The murder victim is the eldest child of Margaret played by Susan Lynch (Monroe, The Secret Of Crickley Hall) and Tommy Ward (Mays), who has become estranged from his family after a bitter divorce.  Struggling to make ends meet on her own, Margaret is nevertheless determined to fight through bureaucracy and the cool indifference of the banks to give Thomas the send-off he deserves.

When Johnjo’s parents Coleen (May) and Pete played by Andrew Tiernan (Prisoners’ Wives) find out about the lift they’re horrified, and concerned for their naive son.  As they argue about what he should tell the police, Johnjo makes his own way to the police station and asks for DI Hastings played by Robert Pugh (Game Of Thrones).

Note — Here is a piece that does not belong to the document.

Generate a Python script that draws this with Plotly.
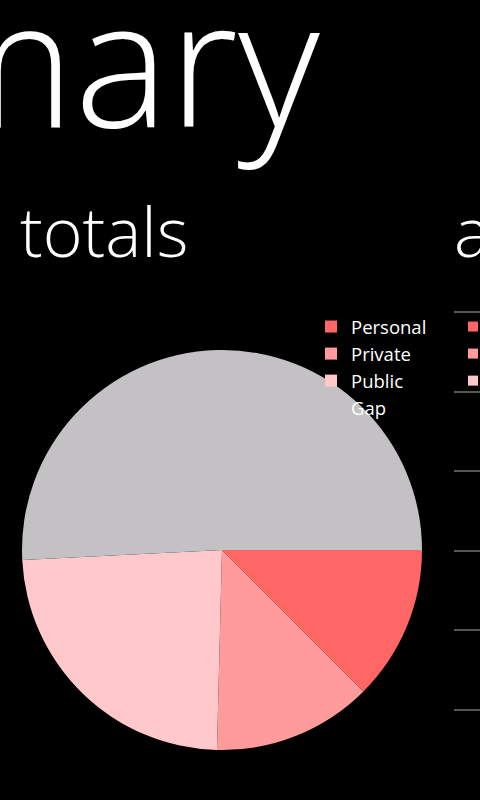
import plotly.graph_objects as go

# Share of totals by category
categories = ["Personal", "Private", "Public", "Gap"]
shares = [12.5, 12.9, 23.8, 50.8]
colors = ["#FF6666", "#FF9B9B", "#FFC8CB", "#C3C1C4"]

# Next panel: series names shown in its legend (its bars lie further right)
next_series = ["Personal", "Private", "Public"]
next_ticks = [0, 1, 2, 3, 4, 5]

W, H = 480, 800
FONT = "Open Sans"

fig = go.Figure()

fig.add_trace(go.Pie(
    labels=categories,
    values=shares,
    marker=dict(colors=colors, line=dict(width=0)),
    sort=False,
    direction="clockwise",
    rotation=90,
    textinfo="none",
    hoverinfo="none",
    domain=dict(x=[22 / W, 422 / W], y=[50 / H, 450 / H]),
    legend="legend",
))

# Placeholder series of the next panel: no points on screen, legend only
for name, c in zip(next_series, colors):
    fig.add_trace(go.Scatter(
        x=[None], y=[None], name=name, mode="markers",
        marker=dict(color=c, symbol="square", size=10),
        hoverinfo="skip",
        xaxis="x2", yaxis="y2", legend="legend2",
    ))

# y2 range padded slightly so the first and last grid lines stay inside the domain
fig.update_layout(
    width=W, height=H,
    margin=dict(l=0, r=0, t=0, b=0, autoexpand=False),
    paper_bgcolor="black",
    plot_bgcolor="black",
    font=dict(family=FONT, color="white"),
    legend=dict(
        x=311 / W, y=(H - 308) / H, xanchor="left", yanchor="top",
        bgcolor="rgba(0,0,0,0)", font=dict(size=18.5, color="white"),
    ),
    legend2=dict(
        x=453 / W, y=(H - 308) / H, xanchor="left", yanchor="top",
        bgcolor="rgba(0,0,0,0)", font=dict(size=18.5, color="white"),
    ),
    xaxis=dict(visible=False),
    yaxis=dict(visible=False),
    xaxis2=dict(domain=[454 / W, 1], range=[0, 1], visible=False),
    yaxis2=dict(
        domain=[86 / H, 492 / H], range=[-0.05, 5.05],
        tickvals=next_ticks, showticklabels=False, ticks="",
        showgrid=True, gridcolor="#555555", gridwidth=2,
        zeroline=False, showline=False,
    ),
    showlegend=True,
)

# Panorama headings, partly running past the screen edges
fig.add_annotation(
    text="summary", xref="paper", yref="paper",
    x=322 / W, y=(H - 58) / H, xanchor="right", yanchor="middle",
    showarrow=False, font=dict(family=FONT, size=178, color="white", weight=300),
)
fig.add_annotation(
    text="data totals", xref="paper", yref="paper",
    x=190 / W, y=(H - 231) / H, xanchor="right", yanchor="middle",
    showarrow=False, font=dict(family=FONT, size=68, color="white", weight=300),
)
fig.add_annotation(
    text="averages", xref="paper", yref="paper",
    x=452 / W, y=(H - 231) / H, xanchor="left", yanchor="middle",
    showarrow=False, font=dict(family=FONT, size=68, color="white", weight=300),
)

fig.write_html("out.html")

A career copper used to doing battle with ‘no comment’, Hastings can’t believe his luck as Johnjo lays the blame squarely with Kieran.  But Hastings wants everyone possible to be tried for murder, and with the Joint Enterprise doctrine at his disposal, that includes Johnjo.

As the battle for justice continues, Johnjo’s family finds that not being present at the murder scene is no defence, and even Coleen’s sister, Tony’s mum Shelagh played by Michelle Farley (Game Of Thrones, Misfits) tries to dissuade Johnjo from a ‘not guilty’ plea.

The cast also includes: Jack McMullen (Waterloo Road) as Colin McCabe and Sir Michael Gambon (Quarter, Restless) as the Royal Courts Judge.

Common, 1×90, will be made by LA Productions for BBC One and is executive produced for the BBC by Polly Hill, Head of Independent Drama. Colin McKeown (Moving On, Justice) is the producer for LA Productions and he executive produces with Jimmy McGovern. The drama was commissioned by Controller of BBC Drama Commissioning, Ben Stephenson and former Controller of BBC One now Director of Television, Danny Cohen.